Skip to main content

Model Build Pipelines

Updated May 14, 2023 ·

Overview

In MLOps, there are two key build pipelines:

  • Model pipeline

    • Sequence of steps like data cleaning
    • Includes feature extraction, and making predictions
  • Model build pipeline

    • Automates training the model and saves it for future use

The model build pipeline focuses on creating and saving the model, while the model pipeline deals with data processing and making predictions.

Key Components

A good model build pipeline does more than just train the model — it ensures the model can be deployed, monitored, and reproduced.

  • Complete model package - Includes the model and necessary artifacts for deployment
  • Deployment artifacts - Includes specifications for software dependencies
  • Reproducibility - Model can be recreated by tracking code and data versions

These features ensure that the model is ready for production, can be easily deployed, and can be trusted to perform consistently.

Reproducibility

Reproducibility shows that the model can be recreated with the same code and data, even at a later time.

  • Code versioning tracks the exact code version used for training
  • Data versioning records the version of the training data
  • Model metadata store both code and data versions within the model's metadata

With reproducibility in place, we can ensure the model's integrity and trustworthiness over time.

Monitoring the Model

Monitoring helps ensure that the model continues to perform as expected after deployment.

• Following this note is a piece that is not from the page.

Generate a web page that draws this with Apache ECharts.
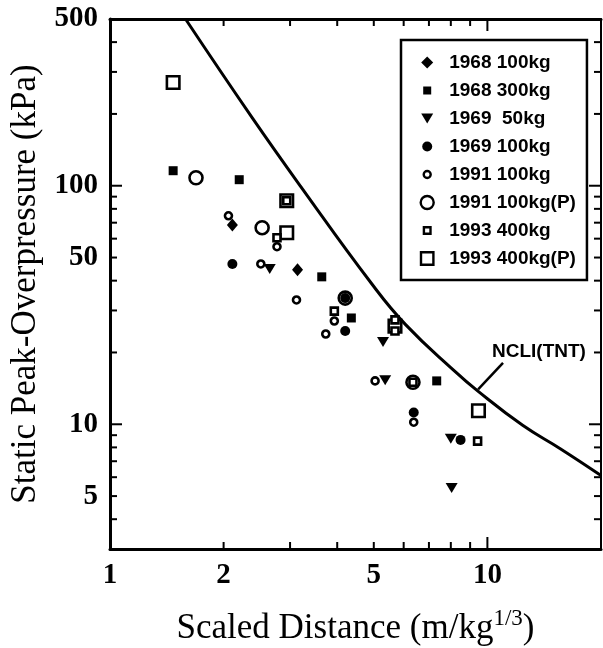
<!DOCTYPE html>
<html><head><meta charset="utf-8">
<script src="https://cdn.jsdelivr.net/npm/echarts@6/dist/echarts.min.js"></script>
<style>html,body{margin:0;padding:0;background:#fff}#c{width:603px;height:648px}</style>
</head><body><div id="c"></div>
<script>
// ---- axis ranges and tick values ----
const xRange = [1, 20];
const yRange = [3, 500];
const xLabels = [1, 2, 5, 10];
const xMajor = [10];
const xMinor = [2, 3, 4, 5, 6, 7, 8, 9];
const yLabels = [5, 10, 50, 100, 500];
const yMajor = [10, 100];
const yMinor = [4, 5, 6, 7, 8, 9, 20, 30, 40, 50, 60, 70, 80, 90, 200, 300, 400];

// ---- series data [scaled distance, overpressure kPa] ----
const names = ['1968 100kg', '1968 300kg', '1969  50kg', '1969 100kg', '1991 100kg', '1991 100kg(P)', '1993 400kg', '1993 400kg(P)'];
const d1968_100 = [[2.11, 68.5], [3.14, 44.4]];
const d1968_300 = [[1.47, 115.6], [2.2, 106], [3.64, 41.5], [4.36, 27.9], [7.34, 15.2]];
const d1969_50 = [[2.65, 44.8], [5.29, 22.1], [5.36, 15.3], [8.0, 8.7], [8.04, 5.4]];
const d1969_100 = [[2.11, 47], [4.2, 24.6], [6.38, 11.2], [8.49, 8.6], [4.2, 33.8]];
const d1991_100 = [[2.06, 74.8], [2.51, 47], [2.77, 55.5], [3.12, 33.2], [3.93, 27.1], [3.73, 23.9], [5.04, 15.2], [6.38, 10.2]];
const d1991_100P = [[1.69, 108], [2.53, 66.7], [4.2, 33.8], [6.35, 15.0]];
const d1993_400 = [[2.77, 60.5], [3.93, 29.8], [9.42, 8.5], [6.35, 15.0], [2.94, 86.5], [5.69, 27.4], [5.69, 24.6]];
const d1993_400P = [[1.47, 271], [2.94, 86.5], [2.94, 63.5], [5.69, 25.8], [9.47, 11.4]];

// ---- NCLI(TNT) curve ----
const ncliX = [1.585, 2.38, 3.22, 4.92, 6.08, 8.19, 9.42, 12.4, 15.6, 20];
const ncliY = [500, 193, 98, 39.1, 26.1, 16.7, 13.8, 9.9, 7.9, 6.1];
const ncliLabel = 'NCLI(TNT)';
const arrowFrom = [11.0, 18.1];
const arrowTo = [9.45, 14.0];
const labelAt = [13.7, 20.2];

const serif = 'Liberation Serif';
const sans = 'Liberation Sans';

// legend icons (16x16 frame)
const icons = [
  'path://M0,0M16,16M8,2L14,8L8,14L2,8Z',
  'path://M0,0M16,16M4,4L12,4L12,12L4,12Z',
  'path://M0,0M16,16M2,3L14,3L8,13Z',
  'path://M0,0M16,16M8,3A5,5,0,1,1,8,13A5,5,0,1,1,8,3Z',
  'path://M0,0M16,16M8,4.5A3.5,3.5,0,1,1,8,11.5A3.5,3.5,0,1,1,8,4.5Z',
  'path://M0,0M16,16M8,1.5A6.5,6.5,0,1,1,8,14.5A6.5,6.5,0,1,1,8,1.5Z',
  'path://M0,0M16,16M4.7,4.7L11.3,4.7L11.3,11.3L4.7,11.3Z',
  'path://M0,0M16,16M1.8,1.8L14.2,1.8L14.2,14.2L1.8,14.2Z'
];
const open = [false, false, false, false, true, true, true, true];

function mkX(pos, showLabel, lw) {
  return {
    type: 'log', logBase: 10, min: xRange[0], max: xRange[1], position: pos,
    axisLine: { show: true, onZero: false, lineStyle: { color: '#000', width: lw } },
    axisTick: { show: false },
    axisLabel: { show: showLabel, customValues: xLabels, margin: 12, color: '#000',
      fontFamily: serif, fontWeight: 'bold', fontSize: 29 },
    splitLine: { show: false }, minorTick: { show: false }
  };
}
function mkY(pos, showLabel, lw) {
  return {
    type: 'log', logBase: 10, min: yRange[0], max: yRange[1], position: pos,
    axisLine: { show: true, onZero: false, lineStyle: { color: '#000', width: lw } },
    axisTick: { show: false },
    axisLabel: { show: showLabel, customValues: yLabels, margin: 12, color: '#000',
      fontFamily: serif, fontWeight: 'bold', fontSize: 29 },
    splitLine: { show: false }, minorTick: { show: false }
  };
}

const xAxes = [mkX('bottom', true, 3), mkX('top', false, 3)];
xAxes[0].name = '{a|Scaled Distance (m/kg}{s|1/3}{a|)}';
xAxes[0].nameLocation = 'middle';
xAxes[0].nameGap = 57;
xAxes[0].nameTextStyle = {
  rich: {
    a: { fontFamily: serif, fontSize: 35, color: '#000', lineHeight: 40, verticalAlign: 'bottom' },
    s: { fontFamily: serif, fontSize: 23, color: '#000', lineHeight: 40, verticalAlign: 'bottom', padding: [0, 0, 16, 0] }
  }
};
const yAxes = [mkY('left', true, 3), mkY('right', false, 2)];
yAxes[0].name = 'Static Peak-Overpressure (kPa)';
yAxes[0].nameLocation = 'middle';
yAxes[0].nameGap = 63;
yAxes[0].nameTextStyle = { fontFamily: serif, fontSize: 35, color: '#000' };

const dataSets = [d1968_100, d1968_300, d1969_50, d1969_100, d1991_100, d1991_100P, d1993_400, d1993_400P];
const symbols = ['diamond', 'rect', 'path://M0,0L10,0L5,9Z', 'circle', 'circle', 'circle', 'rect', 'rect'];
const sizes = [[11, 13], 9, [12, 10], 10, 7, 13, 7, 12.5];
const zs = [4, 4, 4, 4, 5, 2, 5, 2];

const series = dataSets.map((d, i) => ({
  name: names[i], type: 'scatter', xAxisIndex: 0, yAxisIndex: 0,
  data: d, symbol: symbols[i], symbolSize: sizes[i], z: zs[i],
  itemStyle: open[i] ? { color: '#fff', borderColor: '#000', borderWidth: 2.6, opacity: 1 } : { color: '#000', borderWidth: 0, opacity: 1 },
  emphasis: { disabled: true }, animation: false
}));

series.push({
  name: ncliLabel, type: 'line', xAxisIndex: 0, yAxisIndex: 0,
  data: ncliX.map((x, i) => [x, ncliY[i]]), smooth: 0.45, showSymbol: false, symbol: 'none',
  lineStyle: { color: '#000', width: 3 }, z: 3, animation: false, silent: true,
  markLine: {
    silent: true, symbol: ['none', 'arrow'], symbolSize: [0, 12], animation: false,
    lineStyle: { color: '#000', width: 2.5, type: 'solid' }, label: { show: false },
    data: [[{ coord: arrowFrom }, { coord: arrowTo }]]
  },
  markPoint: {
    silent: true, symbol: 'circle', symbolSize: 1, itemStyle: { color: 'rgba(0,0,0,0)' }, animation: false,
    label: { show: true, position: 'inside', formatter: ncliLabel, color: '#000', fontFamily: sans, fontWeight: 'bold', fontSize: 19 },
    data: [{ coord: labelAt }]
  }
});

// ---- axis ticks (inward, on all four sides), positioned through the axes' scales ----
const majorLen = 12, minorLen = 7;
function tickSeries(vals, len, isX) {
  return {
    type: 'custom', xAxisIndex: 0, yAxisIndex: 0, silent: true, z: 6, clip: false, animation: false,
    data: vals.map(v => isX ? [v, yRange[0]] : [xRange[0], v]),
    renderItem: function (params, api) {
      const cs = params.coordSys;
      const st = { stroke: '#000', lineWidth: 2 };
      if (isX) {
        const x = api.coord([api.value(0), yRange[0]])[0];
        const yb = cs.y + cs.height, yt = cs.y;
        return { type: 'group', children: [
          { type: 'line', shape: { x1: x, y1: yb, x2: x, y2: yb - len }, style: st },
          { type: 'line', shape: { x1: x, y1: yt, x2: x, y2: yt + len }, style: st }
        ] };
      } else {
        const y = api.coord([xRange[0], api.value(1)])[1];
        const xl = cs.x, xr = cs.x + cs.width;
        return { type: 'group', children: [
          { type: 'line', shape: { x1: xl, y1: y, x2: xl + len, y2: y }, style: st },
          { type: 'line', shape: { x1: xr, y1: y, x2: xr - len, y2: y }, style: st }
        ] };
      }
    }
  };
}
series.push(tickSeries(xMajor, majorLen, true));
series.push(tickSeries(xMinor, minorLen, true));
series.push(tickSeries(yMajor, majorLen, false));
series.push(tickSeries(yMinor, minorLen, false));

const option = {
  backgroundColor: '#fff',
  animation: false,
  grid: { left: 110, right: 2, top: 19, bottom: 99, containLabel: false, outerBoundsMode: 'none' },
  xAxis: xAxes,
  yAxis: yAxes,
  legend: {
    orient: 'vertical', left: 401, top: 40,
    itemWidth: 34, itemHeight: 16, itemGap: 9,
    padding: [13, 11, 12, 17],
    borderColor: '#000', borderWidth: 2.5, backgroundColor: '#fff',
    selectedMode: false, z: 10,
    textStyle: { fontFamily: sans, fontWeight: 'bold', fontSize: 19, color: '#000' },
    data: names.map((n, i) => ({
      name: n, icon: icons[i],
      itemStyle: open[i] ? { color: '#fff', borderColor: '#000', borderWidth: 2.4 } : { color: '#000', borderWidth: 0 }
    }))
  },
  series: series
};
const chart = echarts.init(document.getElementById('c'), null, { renderer: 'canvas' });
chart.setOption(option);
</script></body></html>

  • Continuously monitor to confirm model behaves as expected
  • Use data profiles to set expectations and monitor performance
  • Catch issues early and keep model's performance in line with requirements

Integrating with CI/CD

Integrating the model build pipeline into the CI/CD framework automates the entire process and ensures consistent model creation.

  • Prevents unversioned code or data from being used to build the model
  • The CI/CD pipeline handles the workflow, reducing manual errors

By connecting to CI/CD, you ensure that every model is built, tested, and deployed with the correct versions of code and data.